Return the records from the first line through the line containing "4.094], nice=False, zero=False)", and leave out the pictures.

* Start PROVIDED DATA *

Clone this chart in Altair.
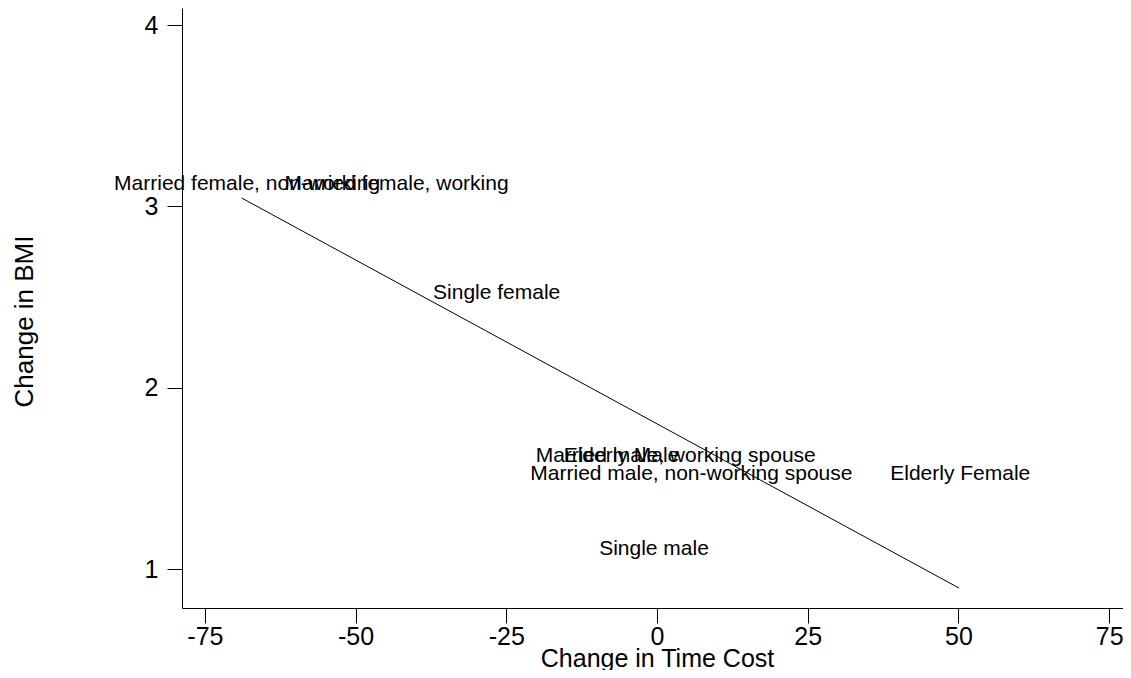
import altair as alt
import pandas as pd

# Group labels and their (change in time cost, change in BMI) values
groups = [
    "Married female, non-working",
    "Married female, working",
    "Single female",
    "Married male, working spouse",
    "Elderly Male",
    "Married male, non-working spouse",
    "Elderly Female",
    "Single male",
]
time_cost = [-68.0, -43.2, -26.6, 3.1, -5.9, 5.7, 50.3, -0.5]
bmi_change = [3.124, 3.124, 2.522, 1.623, 1.623, 1.524, 1.524, 1.110]

# Fitted line end points
fit_x = [-68.9, 50.1]
fit_y = [3.046, 0.895]

x_ticks = [-75, -50, -25, 0, 25, 50, 75]
y_ticks = [1, 2, 3, 4]

FONT = "Liberation Sans"

pts = pd.DataFrame({"x": time_cost, "y": bmi_change, "label": groups})
fit = pd.DataFrame({"x": fit_x, "y": fit_y})

xscale = alt.Scale(domain=[-78.8, 77.3], nice=False, zero=False)
yscale = alt.Scale(domain=[0.785, 4.094], nice=False, zero=False)

xaxis = alt.Axis(
    values=x_ticks, grid=False, domainColor="black", tickColor="black",
    tickSize=15, labelFontSize=25, labelFont=FONT, labelColor="black",
    labelPadding=1, labelExpr="toString(datum.value)",
    title="Change in Time Cost", titleFont=FONT,
    titleFontSize=25, titleFontWeight="normal", titleColor="black",
    titleX=475, titleY=58, titleAlign="center", titleBaseline="alphabetic",
)
yaxis = alt.Axis(
    values=y_ticks, grid=False, domainColor="black", tickColor="black",
    tickSize=15, labelFontSize=25, labelFont=FONT, labelColor="black",
    labelPadding=9, labelExpr="toString(datum.value)",
    title="Change in BMI", titleFont=FONT,
    titleFontSize=26, titleFontWeight="normal", titleColor="black",
    titleAngle=270, titleX=-158, titleY=313, titleAlign="center",
    titleBaseline="middle",
)

text = alt.Chart(pts).mark_text(
    font=FONT, fontSize=21, color="black", align="center", baseline="middle"
).encode(
    x=alt.X("x:Q", scale=xscale, axis=xaxis),
    y=alt.Y("y:Q", scale=yscale, axis=yaxis),
    text="label:N",
)

line = alt.Chart(fit).mark_line(color="black", strokeWidth=1).encode(
    x=alt.X("x:Q", scale=xscale),
    y=alt.Y("y:Q", scale=yscale),
)

chart = (line + text).properties(
    width=941,
    height=600,
    autosize=alt.AutoSizeParams(type="none"),
    padding={"left": 174, "top": 0, "right": 0, "bottom": 62},
    background="white",
).configure_view(stroke=None)

chart.save("out.html", embed_options={"renderer": "svg", "actions": False})
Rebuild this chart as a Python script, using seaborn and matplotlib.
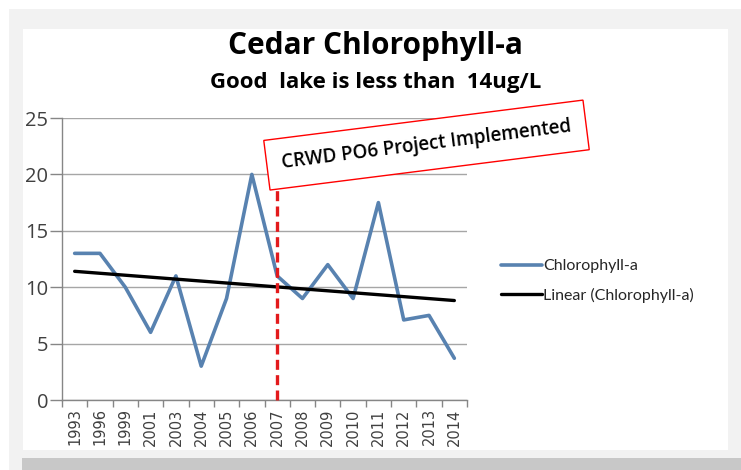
import numpy as np
import matplotlib
matplotlib.use("Agg")
import matplotlib.pyplot as plt
from matplotlib.patches import Rectangle
import seaborn as sns

years = ["1993", "1996", "1999", "2001", "2003", "2004", "2005", "2006",
         "2007", "2008", "2009", "2010", "2011", "2012", "2013", "2014"]
chlorophyll = [13, 13, 10, 6, 11, 3, 9, 20, 11, 9, 12, 9, 17.5, 7.1, 7.5, 3.7]
y_ticks = [0, 5, 10, 15, 20, 25]
project_year = "2007"
title = "Cedar Chlorophyll-a"
subtitle = "Good  lake is less than  14ug/L"
annotation = "CRWD PO6 Project Implemented"

sns.set_theme(style="white")
plt.rcParams['font.family'] = ['Open Sans', 'DejaVu Sans']

W, H = 741, 470
fig = plt.figure(figsize=(W / 100, H / 100), dpi=100)
fig.patch.set_facecolor("white")

def px_rect(x0, y0, x1, y1, color, z=-10):
    fig.patches.append(Rectangle((x0 / W, 1 - y1 / H), (x1 - x0) / W, (y1 - y0) / H,
                                 transform=fig.transFigure, facecolor=color,
                                 edgecolor="none", zorder=z))

px_rect(9, 9, 741, 470, "#f2f2f2", -12)
px_rect(22, 458, 741, 470, "#c8c8c8", -11)
px_rect(23, 29, 728, 450, "white", -10)

ax = fig.add_axes([62 / W, 1 - 400 / H, (467 - 62) / W, (400 - 118) / H])
ax.set_facecolor("none")

x = np.arange(len(years))
coef = np.polyfit(x, chlorophyll, 1)
trend = np.polyval(coef, x)

sns.lineplot(x=x, y=chlorophyll, ax=ax, color="#5882b0", linewidth=2.6,
             label="Chlorophyll-a", zorder=3)
sns.lineplot(x=x, y=trend, ax=ax, color="black", linewidth=2.4,
             label="Linear (Chlorophyll-a)", zorder=4)

ax.set_xlim(-0.5, len(years) - 0.5)
ax.set_ylim(0, 25)
ax.set_yticks(y_ticks)
ax.set_yticklabels([str(v) for v in y_ticks], fontfamily="Open Sans",
                   fontsize=14.5, color="#404040")
ax.set_xticks(x)
ax.set_xticklabels(years, rotation=90, fontfamily="DejaVu Sans", fontsize=10.5,
                   color="#404040")
ax.set_xticks(np.arange(len(years) + 1) - 0.5, minor=True)
ax.tick_params(axis="x", which="major", length=0, pad=6)
ax.tick_params(axis="x", which="minor", length=5, width=1, color="#868686",
               direction="out", bottom=True)
ax.tick_params(axis="y", which="major", length=9, width=1, color="#868686",
               direction="out", left=True, pad=1)
ax.grid(axis="y", color="#a6a6a6", linewidth=1)
ax.set_axisbelow(True)
for s in ["top", "right"]:
    ax.spines[s].set_visible(False)
for s in ["left", "bottom"]:
    ax.spines[s].set_color("#868686")
    ax.spines[s].set_linewidth(1)
ax.set_xlabel("")
ax.set_ylabel("")

# dashed project line
px_idx = years.index(project_year)
ax.plot([px_idx, px_idx], [0, 20], color="#e31a1c", linestyle=(0, (3, 1.6)),
        linewidth=2.4, zorder=5, clip_on=False)

# rotated annotation box
ax.text(13.9, 22.6, annotation, rotation=7.2, rotation_mode="anchor",
        ha="center", va="center", fontsize=13.5, color="black",
        fontfamily="Open Sans", fontweight="semibold", zorder=6,
        bbox=dict(boxstyle="square,pad=0.8", facecolor="white",
                  edgecolor="#ff0000", linewidth=1), clip_on=False)

leg = ax.legend(loc="center left", bbox_to_anchor=(487 / W, 1 - 281 / H),
                bbox_transform=fig.transFigure, frameon=False, fontsize=11.5,
                handlelength=2.55, handletextpad=0.05, labelspacing=0.9,
                prop={"family": "Lato", "size": 11.5})
for t in leg.get_texts():
    t.set_color("#262626")

fig.text(375 / W, 1 - 54 / H, title, ha="center", va="baseline",
         fontsize=21.5, fontweight="bold", color="black")
fig.text(376 / W, 1 - 88 / H, subtitle, ha="center", va="baseline",
         fontsize=16, fontweight="bold", color="black")

fig.savefig("out.png", dpi=100)
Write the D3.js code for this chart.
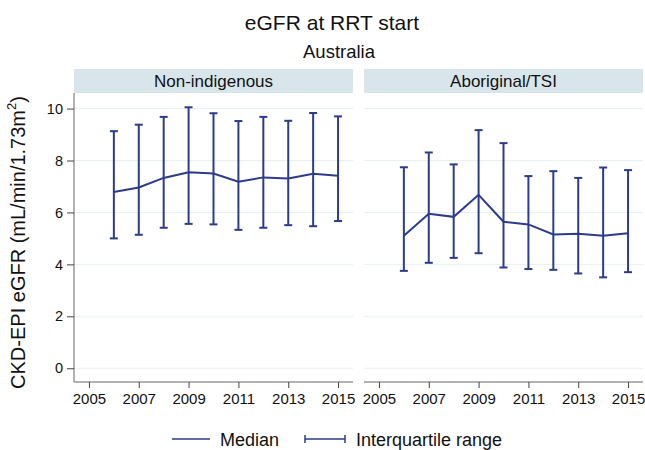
<!DOCTYPE html>
<html>
<head>
<meta charset="utf-8">
<script src="https://cdn.jsdelivr.net/npm/d3@7"></script>
<style>
  body { margin: 0; background: #fff; }
  text { font-family: "Liberation Sans", Arial, sans-serif; fill: #111; }
</style>
</head>
<body>
<div id="chart"></div>
<script>
        // Data
        const years = [2006, 2007, 2008, 2009, 2010, 2011, 2012, 2013, 2014, 2015];
        const groups = ["Non-indigenous", "Aboriginal/TSI"];
        const medianNonInd = [6.79, 6.96, 7.33, 7.55, 7.50, 7.18, 7.35, 7.31, 7.49, 7.41];
        const lowerNonInd  = [5.00, 5.14, 5.41, 5.56, 5.54, 5.33, 5.41, 5.51, 5.47, 5.67];
        const upperNonInd  = [9.13, 9.38, 9.68, 10.05, 9.82, 9.52, 9.68, 9.53, 9.83, 9.70];
        const medianAbo = [5.10, 5.95, 5.83, 6.68, 5.64, 5.54, 5.15, 5.18, 5.10, 5.20];
        const lowerAbo  = [3.75, 4.06, 4.25, 4.43, 3.88, 3.82, 3.79, 3.65, 3.50, 3.70];
        const upperAbo  = [7.74, 8.31, 7.85, 9.17, 8.67, 7.40, 7.59, 7.33, 7.73, 7.63];
        const xTicks = [2005, 2007, 2009, 2011, 2013, 2015];
        const yTicks = [0, 2, 4, 6, 8, 10];

        const panels = [
            { name: groups[0], median: medianNonInd, lower: lowerNonInd, upper: upperNonInd, x0: 74, x1: 353 },
            { name: groups[1], median: medianAbo, lower: lowerAbo, upper: upperAbo, x0: 364, x1: 643 }
        ];

        const width = 645;
        const height = 450;
        const color = "#2b3b8e";
        const plotTop = 93, plotBottom = 382;
        const font = "Liberation Sans, Arial, sans-serif";

        const svg = d3.select("#chart")
            .append("svg")
            .attr("width", width)
            .attr("height", height);

        const y = d3.scaleLinear().domain([-0.53, 10.6]).range([plotBottom, plotTop]);

        // Titles
        svg.append("text").attr("x", 332).attr("y", 30).attr("text-anchor", "middle")
            .attr("font-size", "21px").text("eGFR at RRT start");
        svg.append("text").attr("x", 339).attr("y", 58).attr("text-anchor", "middle")
            .attr("font-size", "18.5px").text("Australia");

        // Y axis title
        const yt = svg.append("text")
            .attr("transform", `translate(25,${(plotTop + plotBottom) / 2 + 5}) rotate(-90)`)
            .attr("text-anchor", "middle")
            .attr("font-size", "20px");
        yt.append("tspan").text("CKD-EPI eGFR (mL/min/1.73m");
        yt.append("tspan").attr("font-size", "13px").attr("dy", "-9").text("2");
        yt.append("tspan").attr("dy", "9").text(")");

        panels.forEach((p, i) => {
            const x = d3.scaleLinear().domain([2004.4, 2015.6]).range([p.x0, p.x1]);
            const g = svg.append("g");

            // Strip
            g.append("rect").attr("x", p.x0).attr("y", 69).attr("width", p.x1 - p.x0).attr("height", 24)
                .attr("fill", "#d8e6eb");
            g.append("text").attr("x", (p.x0 + p.x1) / 2).attr("y", 86.5).attr("text-anchor", "middle")
                .attr("font-size", "17px").text(p.name);

            // Gridlines
            g.selectAll(".grid").data(yTicks).enter().append("line")
                .attr("x1", p.x0).attr("x2", p.x1)
                .attr("y1", d => y(d)).attr("y2", d => y(d))
                .attr("stroke", "#e8f0f2").attr("stroke-width", 1);

            // X axis
            const xa = g.append("g").attr("transform", `translate(0,${plotBottom})`)
                .call(d3.axisBottom(x).tickValues(xTicks).tickFormat(d3.format("d")).tickSize(6).tickPadding(5));
            xa.select(".domain").attr("stroke", "#666").attr("d", `M${p.x0},0H${p.x1}`);
            xa.selectAll(".tick line").attr("stroke", "#444");
            xa.selectAll("text").attr("font-size", "15px").attr("font-family", font).attr("fill", "#111");

            if (i === 0) {
                const ya = g.append("g").attr("transform", `translate(${p.x0},0)`)
                    .call(d3.axisLeft(y).tickValues(yTicks).tickSize(7).tickPadding(4));
                ya.select(".domain").attr("stroke", "#666").attr("d", `M0,${plotTop}V${plotBottom}`);
                ya.selectAll(".tick line").attr("stroke", "#444");
                ya.selectAll("text").attr("font-size", "14.5px").attr("font-family", font).attr("fill", "#111");
            }

            const rows = years.map((yr, k) => ({ yr, m: p.median[k], lo: p.lower[k], hi: p.upper[k] }));

            // IQR bars
            g.selectAll(".bar").data(rows).enter().append("line")
                .attr("x1", d => x(d.yr)).attr("x2", d => x(d.yr))
                .attr("y1", d => y(d.lo)).attr("y2", d => y(d.hi))
                .attr("stroke", color).attr("stroke-width", 2);
            ["lo", "hi"].forEach(k => {
                g.selectAll(".cap" + k).data(rows).enter().append("line")
                    .attr("x1", d => x(d.yr) - 4).attr("x2", d => x(d.yr) + 4)
                    .attr("y1", d => y(d[k])).attr("y2", d => y(d[k]))
                    .attr("stroke", color).attr("stroke-width", 2);
            });

            // Median line
            g.append("path").datum(rows)
                .attr("d", d3.line().x(d => x(d.yr)).y(d => y(d.m)))
                .attr("fill", "none").attr("stroke", color).attr("stroke-width", 2);
        });

        // Legend
        const lg = svg.append("g");
        lg.append("line").attr("x1", 172).attr("x2", 210).attr("y1", 439).attr("y2", 439)
            .attr("stroke", color).attr("stroke-width", 1.5);
        lg.append("text").attr("x", 220).attr("y", 446).attr("font-size", "18px").text("Median");
        lg.append("line").attr("x1", 305).attr("x2", 345).attr("y1", 439).attr("y2", 439)
            .attr("stroke", color).attr("stroke-width", 1.5);
        lg.append("line").attr("x1", 345).attr("x2", 345).attr("y1", 435).attr("y2", 443)
            .attr("stroke", color).attr("stroke-width", 1.5);
        lg.append("line").attr("x1", 305).attr("x2", 305).attr("y1", 435).attr("y2", 443)
            .attr("stroke", color).attr("stroke-width", 1.5);
        lg.append("text").attr("x", 356).attr("y", 446).attr("font-size", "18px").text("Interquartile range");
</script>
</body>
</html>
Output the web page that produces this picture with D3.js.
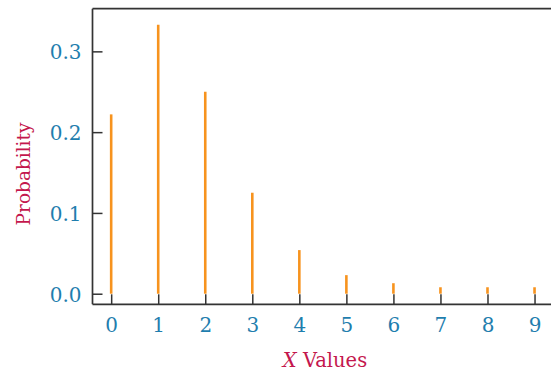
<!DOCTYPE html>
<html>
<head>
<meta charset="utf-8">
<script src="https://cdn.jsdelivr.net/npm/d3@7"></script>
<style>
  html, body { margin: 0; padding: 0; background: #fff; }
  svg { display: block; }
</style>
</head>
<body>
<svg id="chart" width="551" height="373"></svg>
<script>
const xValues = [0, 1, 2, 3, 4, 5, 6, 7, 8, 9];
const probabilities = [0.222, 0.333, 0.25, 0.125, 0.054, 0.023, 0.013, 0.008, 0.008, 0.008];
const yTicks = [0.0, 0.1, 0.2, 0.3];
const xTicks = [0, 1, 2, 3, 4, 5, 6, 7, 8, 9];
const xTitle = "Values";
const xTitleVar = "X";
const yTitle = "Probability";

(function () {
const svg = d3.select("#chart");
const pLeft = 92.5, pRight = 551, pTop = 8.7, pBottom = 304.3;

const x = d3.scaleLinear().domain([-0.397, 9.35]).range([pLeft, pRight]);
const y = d3.scaleLinear().domain([-0.0131, 0.3528]).range([pBottom, pTop]);

const axisColor = "#333333";
const tickColor = "#1f7eae";
const titleColor = "#c4174d";
const barColor = "#f7931e";
const font = "'DejaVu Serif', serif";

// y axis (ticks inward)
const yAxis = d3.axisRight(y).tickValues(yTicks).tickSize(10).tickFormat(d3.format(".1f"));
const gy = svg.append("g").attr("transform", `translate(${pLeft},0)`).call(yAxis);
gy.select(".domain").remove();
gy.selectAll(".tick line").attr("stroke", axisColor).attr("stroke-width", 1.5);
gy.selectAll(".tick text")
  .attr("x", -11).attr("text-anchor", "end").attr("dy", "0.38em")
  .attr("fill", tickColor).style("font-family", font).style("font-size", "20px");

// x axis (ticks inward)
const xAxis = d3.axisTop(x).tickValues(xTicks).tickSize(10).tickFormat(d3.format("d"));
const gx = svg.append("g").attr("transform", `translate(0,${pBottom})`).call(xAxis);
gx.select(".domain").remove();
gx.selectAll(".tick line").attr("stroke", axisColor).attr("stroke-width", 1.5);
gx.selectAll(".tick text")
  .attr("y", 27.5).attr("dy", 0).attr("text-anchor", "middle")
  .attr("fill", tickColor).style("font-family", font).style("font-size", "20px");

// stems
svg.append("g").selectAll("line").data(xValues).join("line")
  .attr("x1", (d) => x(d)).attr("x2", (d) => x(d))
  .attr("y1", y(0)).attr("y2", (d, i) => y(probabilities[i]))
  .attr("stroke", barColor).attr("stroke-width", 2.6);

// frame: left, top, bottom
const frame = svg.append("g").attr("stroke", axisColor).attr("stroke-width", 1.7).attr("fill", "none");
frame.append("line").attr("x1", pLeft).attr("x2", pLeft).attr("y1", pTop).attr("y2", pBottom);
frame.append("line").attr("x1", pLeft).attr("x2", pRight).attr("y1", pTop).attr("y2", pTop);
frame.append("line").attr("x1", pLeft).attr("x2", pRight).attr("y1", pBottom).attr("y2", pBottom);

// titles
const xt = svg.append("text")
  .attr("x", 325).attr("y", 366.5).attr("text-anchor", "middle")
  .attr("fill", titleColor).style("font-family", font).style("font-size", "19.5px");
xt.append("tspan").style("font-style", "italic").text(xTitleVar);
xt.append("tspan").text(" " + xTitle);

svg.append("text")
  .attr("transform", `translate(30,174) rotate(-90)`)
  .attr("text-anchor", "middle")
  .attr("fill", titleColor).style("font-family", font).style("font-size", "18.5px")
  .text(yTitle);
})();
</script>
</body>
</html>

* End PROVIDED DATA *

__TASK SOLUTION__
Clone this chart in Altair.
import altair as alt
import pandas as pd

# Group labels and their (change in time cost, change in BMI) values
groups = [
    "Married female, non-working",
    "Married female, working",
    "Single female",
    "Married male, working spouse",
    "Elderly Male",
    "Married male, non-working spouse",
    "Elderly Female",
    "Single male",
]
time_cost = [-68.0, -43.2, -26.6, 3.1, -5.9, 5.7, 50.3, -0.5]
bmi_change = [3.124, 3.124, 2.522, 1.623, 1.623, 1.524, 1.524, 1.110]

# Fitted line end points
fit_x = [-68.9, 50.1]
fit_y = [3.046, 0.895]

x_ticks = [-75, -50, -25, 0, 25, 50, 75]
y_ticks = [1, 2, 3, 4]

FONT = "Liberation Sans"

pts = pd.DataFrame({"x": time_cost, "y": bmi_change, "label": groups})
fit = pd.DataFrame({"x": fit_x, "y": fit_y})

xscale = alt.Scale(domain=[-78.8, 77.3], nice=False, zero=False)
yscale = alt.Scale(domain=[0.785, 4.094], nice=False, zero=False)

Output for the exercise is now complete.